Exhibit N-3 is an audio and/or video recording made by the Beowulf recorder placed on
Saul Ramirez, a confidential source. (Id.). Exhibit N-4 is an audio and/or video recording made
by the Falcon recorder fitted to Mark Apple, an Investigator with the Ohio Attorney General’s
Office. (Id.). Both recordings were turned on at approximately 12:47 a.m. on June 1, 2007.
(Id.). The recordings capture the conversations that Apple and Ramirez had with Luis Melendez,
as well as other events and conversations on June 1, 2007. (Id.). Melendez is an acquaintance of
Plaintiff who offered to sell 80 pounds of marijuana to Investigator Apple. (Id.).
According to the Investigation Report provided by Plaintiff, during the meeting between
Apple, Ramirez, and Melendez, Plaintiff stayed in the vicinity of Apple, Ramirez, and Melendez
although there is no indication he was involved in the conversation. (Id.). At the conclusion of
the meeting, Plaintiff approached the confidential source and Apple, and told Apple, “let’s get
going, because there are a lot of cops in the area.” (Id. at 132). Plaintiff was pulled over shortly
after the conversation between Investigator Apple and Melendez.
(Id. at 133).
Melendez, and a passenger in Melendez’s car, Kyle Tolka, were all arrested for marijuana
possession and trafficking. (Id.). At 1:25 a.m., the recorders were turned off. (Id.).
Plaintiff attempted to suppress the evidence obtained during the traffic stop at the trial
court, but the court denied his motion.
Rodriguez, 2009-Ohio-4280 at ¶ 5.
At trial, five
witnesses testified against Plaintiff: 1) Investigator Apple; 2) Mike Ackley, a Wood County
Sherriff’s Deputy; 3) Ramirez; 3) Melendez; and 4) Tolka. Id. at ¶ 16. In addition to the witness
testimony, Plaintiff alleges Exhibit N-4 was played at his trial. He does not claim Exhibit N-3
was played at his trial.
Plaintiff appealed his original conviction, asserting that his original stop, search, and
arrest were unlawful, and that the trial court improperly denied his motion for acquittal.

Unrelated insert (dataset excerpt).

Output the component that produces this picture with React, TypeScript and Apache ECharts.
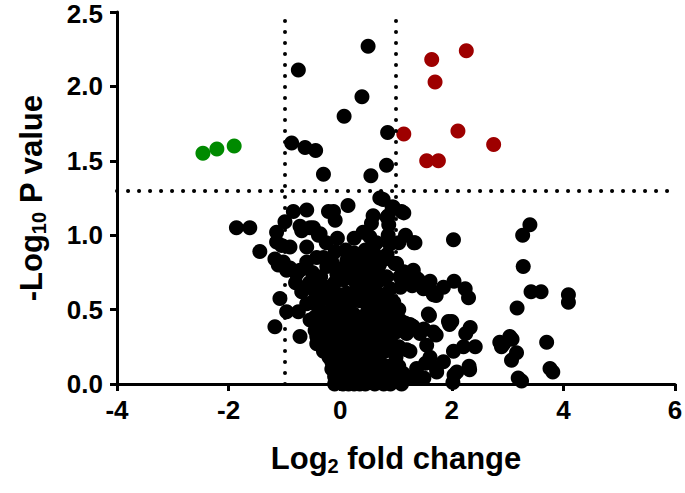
import { useEffect, useRef } from "react";
import * as echarts from "echarts";

const FONT = "'Liberation Sans', Arial, Helvetica, sans-serif";

const xRange = [-4, 6];
const yRange = [0, 2.5];
const pThreshold = 1.3;
const foldThresholds = [-1, 1];

const downRegulated: [number, number][] = [
  [-2.46, 1.55], [-2.21, 1.58], [-1.9, 1.6],
];

const upRegulated: [number, number][] = [
  [1.14, 1.68], [2.26, 2.24], [1.64, 2.18], [1.7, 2.03],
  [2.11, 1.7], [2.75, 1.61], [1.55, 1.5], [1.76, 1.5],
];

const notSignificant: [number, number][] = [
  // above threshold but small fold change
  [0.5, 2.27], [-0.75, 2.11], [0.39, 1.93], [0.07, 1.8], [0.85, 1.69],
  [-0.87, 1.62], [-0.63, 1.59], [-0.44, 1.57], [0.83, 1.47], [-0.3, 1.41], [0.55, 1.4],
  // 1.0 - 1.3
  [0.71, 1.25], [0.14, 1.2], [0.77, 1.24], [0.93, 1.19], [1.14, 1.15], [0.84, 1.12],
  [0.87, 1.07], [-0.12, 1.16], [-0.09, 1.1], [0.59, 1.13], [0.56, 1.08], [0.95, 1.19],
  [1.1, 1.16], [0.86, 1.13], [-0.84, 1.16], [-0.6, 1.17], [-0.21, 1.16], [-0.99, 1.09],
  [-1.14, 1.02], [-0.72, 1.06], [-0.48, 1.05], [-0.39, 1.0], [-1.86, 1.05], [-1.62, 1.05],
  [3.4, 1.07], [3.27, 1.0], [-0.69, 1.03], [-0.54, 1.05], [-0.36, 1.01], [0.41, 1.02],
  [0.53, 0.99], [0.86, 1.0], [1.17, 1.0],
  // 0.5 - 1.0
  [2.03, 0.97], [1.32, 0.95], [0.89, 0.94], [1.34, 0.95], [0.84, 0.87], [0.99, 0.81],
  [-1.14, 0.955], [-1.05, 0.93], [-1.44, 0.89], [-1.17, 0.84], [-1.11, 0.8], [-0.96, 0.765],
  [-0.78, 0.74], [-0.09, 0.89], [0.62, 0.87], [0.59, 0.81], [0.8, 0.84], [0.98, 0.81],
  [0.12, 0.83], [0.18, 0.765], [-0.06, 0.74], [0.32, 0.72], [0.06, 0.7], [0.59, 0.7],
  [0.83, 0.72], [1.07, 0.72], [1.25, 0.73], [1.4, 0.7], [1.61, 0.69], [1.85, 0.65],
  [2.04, 0.69], [2.24, 0.64], [2.3, 0.58], [3.28, 0.79], [3.42, 0.62], [3.6, 0.62],
  [4.09, 0.6], [4.09, 0.55], [3.17, 0.51], [-0.9, 0.92], [-0.6, 0.92], [-0.42, 0.85],
  [-0.24, 0.79], [-1.02, 0.82], [-0.72, 0.765], [-0.48, 0.71], [-0.3, 0.65], [0.18, 0.82],
  [0.35, 0.75], [0.24, 0.7], [0.47, 0.83], [0.59, 0.92], [1.01, 0.81], [1.19, 0.72],
  [1.31, 0.765], [1.14, 0.755], [1.37, 0.71], [1.5, 0.66], [1.62, 0.63], [1.72, 0.595],
  [0.9, 0.64], [1.08, 0.65], [1.29, 0.66], [0.96, 0.55], [1.05, 0.5], [-1.08, 0.575],
  [-0.69, 0.62], [-0.6, 0.54], [-0.36, 0.56], [-0.12, 0.5], [0.12, 0.52], [0.12, 0.61],
  [0.35, 0.56], [0.59, 0.61], [0.71, 0.52], [0.83, 0.59], [0.65, 0.68], [1.67, 0.6], [1.49, 0.64],
  // 0 - 0.5
  [-0.96, 0.485], [-0.75, 0.485], [-1.17, 0.385], [-0.72, 0.32], [-0.54, 0.43], [-0.36, 0.385],
  [-0.24, 0.43], [-0.06, 0.41], [-0.42, 0.27], [-0.24, 0.32], [-0.12, 0.24], [0.12, 0.27],
  [0.24, 0.32], [0.0, 0.14], [0.235, 0.16], [0.0, 0.05], [0.235, 0.03], [0.47, 0.09],
  [0.59, 0.21], [0.35, 0.23], [0.83, 0.385], [1.07, 0.43], [1.19, 0.34], [1.31, 0.385],
  [0.95, 0.25], [1.19, 0.23], [0.95, 0.12], [1.13, 0.07], [0.83, 0.03], [1.31, 0.05],
  [0.24, 0.47], [0.47, 0.47], [1.6, 0.46], [1.96, 0.4], [1.17, 0.39], [1.29, 0.39],
  [1.5, 0.37], [1.72, 0.33], [1.53, 0.14], [1.72, 0.11], [1.32, 0.04], [1.5, 0.04],
  [1.58, 0.47], [1.94, 0.42], [1.67, 0.35], [1.43, 0.34], [1.55, 0.26], [1.61, 0.18],
  [1.85, 0.15], [2.03, 0.22], [2.09, 0.08], [1.73, 0.08], [1.16, 0.41], [1.25, 0.4],
  [1.25, 0.22], [1.37, 0.105], [2.0, 0.42], [2.33, 0.38], [2.25, 0.34], [3.04, 0.32],
  [2.86, 0.28], [2.89, 0.25], [3.16, 0.21], [3.07, 0.16], [3.7, 0.28], [3.76, 0.105],
  [3.19, 0.04], [2.42, 0.25], [2.21, 0.25], [2.31, 0.12], [2.04, 0.06], [2.93, 0.27],
  [3.08, 0.3], [2.32, 0.095], [2.02, 0.01], [3.81, 0.08], [3.25, 0.02],
  // dense core
  [-0.45, 0.45], [-0.3, 0.48], [-0.15, 0.45], [0.0, 0.45], [0.1, 0.42], [0.3, 0.42],
  [0.4, 0.38], [0.55, 0.4], [0.7, 0.42], [0.9, 0.45], [-0.3, 0.22], [-0.2, 0.18],
  [-0.1, 0.35], [0.05, 0.33], [0.15, 0.36], [0.3, 0.3], [0.45, 0.28], [0.6, 0.3],
  [0.75, 0.3], [0.9, 0.32], [1.0, 0.35], [-0.05, 0.1], [0.1, 0.2], [0.1, 0.08],
  [0.15, 0.0], [0.3, 0.1], [0.4, 0.18], [0.5, 0.22], [0.6, 0.12], [0.7, 0.05],
  [0.7, 0.18], [0.8, 0.22], [0.85, 0.12], [1.0, 0.18], [1.05, 0.25], [0.4, 0.02],
  [0.55, 0.01], [-0.1, 0.0], [0.05, 0.0], [0.25, 0.08], [0.65, 0.25], [0.2, 0.55],
  [0.4, 0.6], [0.5, 0.65], [0.3, 0.65], [0.0, 0.6], [-0.2, 0.6], [-0.45, 0.62],
  [-0.5, 0.75], [-0.35, 0.72], [-0.1, 0.68], [0.05, 0.78], [0.3, 0.85], [0.45, 0.9],
  [0.7, 0.8], [0.75, 0.6], [0.5, 0.5], [-0.8, 0.68], [-0.9, 0.78], [-0.6, 0.82],
  [0.1, 0.9], [-0.25, 0.95], [-0.05, 0.98], [0.25, 0.98], [0.65, 0.95], [1.05, 0.95],
  [0.0, 0.3], [0.0, 0.2], [-0.2, 0.3], [0.2, 0.12], [0.35, 0.0], [0.9, 0.0], [1.1, 0.0],
  [-0.6, 0.65], [-0.5, 0.55], [-0.4, 0.52], [-0.3, 0.38], [-0.42, 0.32], [-0.15, 0.55],
  [-0.05, 0.52], [0.08, 0.48], [0.2, 0.4], [0.35, 0.35], [0.5, 0.33], [0.65, 0.36],
  [0.8, 0.35], [0.95, 0.38], [-0.15, 0.1], [-0.1, 0.05], [-0.15, 0.15], [0.05, 0.25],
  [0.2, 0.22], [0.3, 0.2], [0.42, 0.12], [0.52, 0.05], [0.62, 0.0], [0.75, 0.1],
  [0.85, 0.05], [1.0, 0.08], [1.05, 0.12], [0.95, 0.02], [0.78, 0.0], [0.25, 0.0],
  [0.45, 0.0], [0.12, 0.05], [0.55, 0.15], [0.68, 0.45], [0.8, 0.5], [0.92, 0.55],
  [0.55, 0.55], [0.45, 0.72], [0.6, 0.75], [0.72, 0.7], [0.2, 0.6], [0.25, 0.88],
  [0.4, 0.8], [-0.15, 0.82], [-0.3, 0.85], [-0.55, 0.68], [-0.25, 0.65], [0.1, 0.72],
  [-0.45, 0.36],
];

const xTitle = "{a|Log}{b|2}{a| fold change}";
const yTitle = "{a|-Log}{b|10}{a| P value}";

const titleRich = {
  a: { fontFamily: FONT, fontWeight: "bold" as const, fontSize: 31, color: "#000", lineHeight: 35 },
  b: { fontFamily: FONT, fontWeight: "bold" as const, fontSize: 20, color: "#000", lineHeight: 20, verticalAlign: "bottom" as const },
};

const labelFont = { color: "#000", fontFamily: FONT, fontWeight: "bold" as const, fontSize: 26 };

export default function App() {
  const ref = useRef<HTMLDivElement>(null);
  useEffect(() => {
    document.body.style.margin = "0";
    const chart = echarts.init(ref.current!, null, { renderer: "svg" });
    const axisCommon = {
      type: "value" as const,
      splitLine: { show: false },
      axisLine: { show: true, onZero: false, lineStyle: { color: "#000", width: 3 } },
      axisTick: { show: true, length: 7, lineStyle: { color: "#000", width: 3 } },
      axisLabel: { ...labelFont, lineHeight: 20 },
      nameLocation: "middle" as const,
      nameTextStyle: { rich: titleRich },
    };
    const symbolSize = 15;
    chart.setOption({
      animation: false,
      backgroundColor: "#fff",
      grid: { left: 117, right: 10, top: 12, bottom: 109, containLabel: false, outerBoundsMode: "none" },
      xAxis: {
        ...axisCommon,
        min: xRange[0],
        max: xRange[1],
        interval: 2,
        name: xTitle,
        nameGap: 57,
        axisLabel: { ...axisCommon.axisLabel, margin: 16 },
      },
      yAxis: {
        ...axisCommon,
        min: yRange[0],
        max: yRange[1],
        interval: 0.5,
        name: yTitle,
        nameGap: 68,
        nameRotate: 90,
        axisLabel: {
          ...axisCommon.axisLabel,
          margin: 14,
          formatter: (v: number) => (v === yRange[1] ? `{t|${v.toFixed(1)}}` : v.toFixed(1)),
          rich: { t: { ...labelFont, lineHeight: 20, padding: [4, 0, 0, 0] } },
        },
      },
      series: [
        {
          type: "scatter",
          data: [],
          z: 1,
          markLine: {
            silent: true,
            symbol: "none",
            label: { show: false },
            lineStyle: { color: "#000", width: 4, type: [0.1, 10.9], cap: "round" },
            data: [
              ...foldThresholds.map((v) => ({ xAxis: v })),
              { yAxis: pThreshold },
            ],
          },
        },
        {
          type: "scatter",
          data: notSignificant,
          symbolSize,
          itemStyle: { color: "#000", opacity: 1 },
          z: 3,
        },
        {
          type: "scatter",
          data: downRegulated,
          symbolSize,
          itemStyle: { color: "#008a00", opacity: 1 },
          z: 3,
        },
        {
          type: "scatter",
          data: upRegulated,
          symbolSize,
          itemStyle: { color: "#9e0000", opacity: 1 },
          z: 3,
        },
      ],
    });
    return () => chart.dispose();
  }, []);
  return <div ref={ref} style={{ width: 685, height: 493 }} />;
}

Rodriguez, 2009-Ohio-4280 at ¶¶ 2–4. The court of appeals upheld his conviction, finding that
there was probable cause for the original stop of Plaintiff’s vehicle and that there was sufficient
evidence presented at his trial to affirm his conviction. Id. at ¶¶ 10, 25, and 26.

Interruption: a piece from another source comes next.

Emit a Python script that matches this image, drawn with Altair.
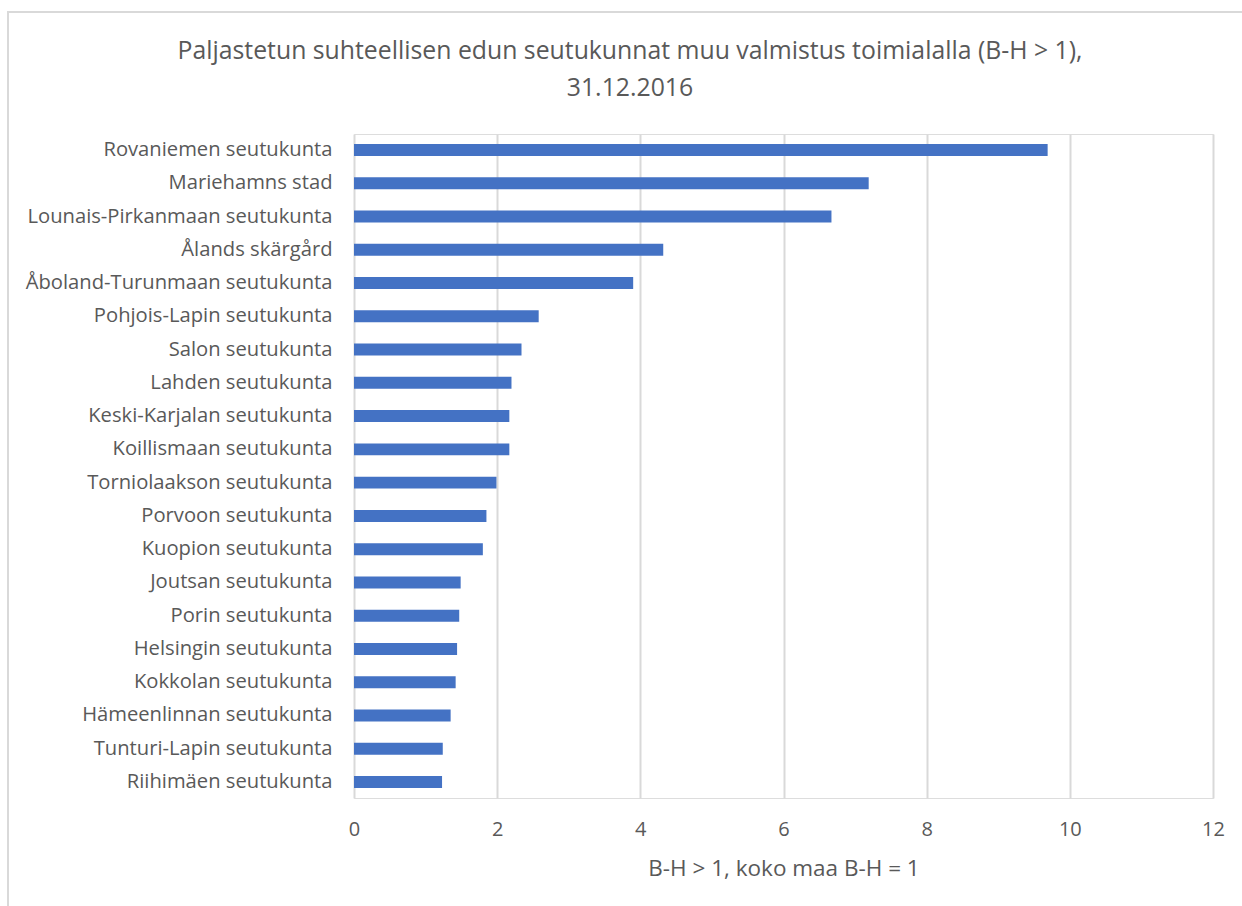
import altair as alt
import pandas as pd

# Regions with a revealed comparative advantage (B-H > 1), other manufacturing
regions = [
    "Rovaniemen seutukunta",
    "Mariehamns stad",
    "Lounais-Pirkanmaan seutukunta",
    "Ålands skärgård",
    "Åboland-Turunmaan seutukunta",
    "Pohjois-Lapin seutukunta",
    "Salon seutukunta",
    "Lahden seutukunta",
    "Keski-Karjalan seutukunta",
    "Koillismaan seutukunta",
    "Torniolaakson seutukunta",
    "Porvoon seutukunta",
    "Kuopion seutukunta",
    "Joutsan seutukunta",
    "Porin seutukunta",
    "Helsingin seutukunta",
    "Kokkolan seutukunta",
    "Hämeenlinnan seutukunta",
    "Tunturi-Lapin seutukunta",
    "Riihimäen seutukunta",
]
bh_index = [
    9.69, 7.19, 6.67, 4.32, 3.90, 2.58, 2.34, 2.20, 2.17, 2.17,
    1.99, 1.85, 1.80, 1.49, 1.47, 1.44, 1.42, 1.35, 1.24, 1.23,
]
x_ticks = [0, 2, 4, 6, 8, 10, 12]

title_line1 = "Paljastetun suhteellisen edun seutukunnat muu valmistus toimialalla (B-H > 1),"
title_line2 = "31.12.2016"
x_title = "B-H > 1, koko maa B-H = 1"

FONT = "Open Sans"
TEXT = "#595959"
GRID = "#d9d9d9"

# plot-area origin inside the page
LEFT, TOP = 354, 134

df = pd.DataFrame({"seutukunta": regions, "bh": bh_index})

bars = (
    alt.Chart(df)
    .mark_bar(color="#4472C4")
    .encode(
        x=alt.X(
            "bh:Q",
            scale=alt.Scale(domain=[0, 12], nice=False),
            axis=alt.Axis(
                values=x_ticks,
                title=x_title,
                grid=True,
                gridColor=GRID,
                gridWidth=2,
                domain=False,
                ticks=False,
                labelFlush=False,
                labelFont=FONT,
                labelFontSize=20,
                labelColor=TEXT,
                labelPadding=21,
                titleFont=FONT,
                titleFontSize=22.5,
                titleFontWeight="normal",
                titleColor=TEXT,
                titlePadding=18,
            ),
        ),
        y=alt.Y(
            "seutukunta:N",
            sort=regions,
            scale=alt.Scale(paddingInner=0.64, paddingOuter=0.3),
            axis=alt.Axis(
                title=None,
                domain=False,
                ticks=False,
                grid=False,
                labelFont=FONT,
                labelFontSize=20.2,
                labelColor=TEXT,
                labelPadding=22,
                labelLimit=0,
            ),
        ),
    )
)

# light grey outer frame around the whole chart
frame = (
    alt.Chart(alt.Data(values=[{}]))
    .mark_rect(fill=None, stroke=GRID, strokeWidth=2)
    .encode(
        x=alt.value(8 - LEFT),
        x2=alt.value(1260 - LEFT),
        y=alt.value(12 - TOP),
        y2=alt.value(930 - TOP),
    )
)

# two-line chart heading, centred on the whole chart
def heading(text, y):
    return (
        alt.Chart(alt.Data(values=[{}]))
        .mark_text(
            font=FONT,
            fontSize=24.8,
            color=TEXT,
            align="center",
            baseline="middle",
        )
        .encode(x=alt.value(630 - LEFT), y=alt.value(y - TOP), text=alt.value(text))
    )

chart = (
    alt.layer(frame, bars, heading(title_line1, 52), heading(title_line2, 89))
    .properties(
        width=859,
        height=664,
        padding={"left": LEFT, "top": TOP, "right": 29, "bottom": 108},
        autosize=alt.AutoSizeParams(type="none"),
    )
    .configure_view(stroke=None)
    .configure(background="white")
)

chart.save("out.html", embed_options={"renderer": "svg", "actions": False})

In May 2010, after his unsuccessful appeal of his conviction, Plaintiff first sought
Exhibits N-3 and N-4 from the state agencies involved in his arrest, the Ohio Bureau of Criminal
Investigations and Identifications (“BCI&I”), the Wood County Sheriff’s Office, and the Wood
County Clerk of Courts Office. BCI&I refused to release any records to Plaintiff. The Wood
County Sheriff’s Office provided a supplemental police report and statements compiled by the
police, but refused to provide the recordings to Plaintiff. According to Plaintiff, the Wood
County Clerk of Courts provided a copy of Exhibit N-4 to Plaintiff on May 27, 2010. Plaintiff
argues the version provided to him is the version introduced at his trial and that it ends twelve
minutes prior to when the Investigative Report states the recorders were turned off. Thus, he
alleges Exhibit N-4 was altered or had portions deleted prior to its introduction at trial.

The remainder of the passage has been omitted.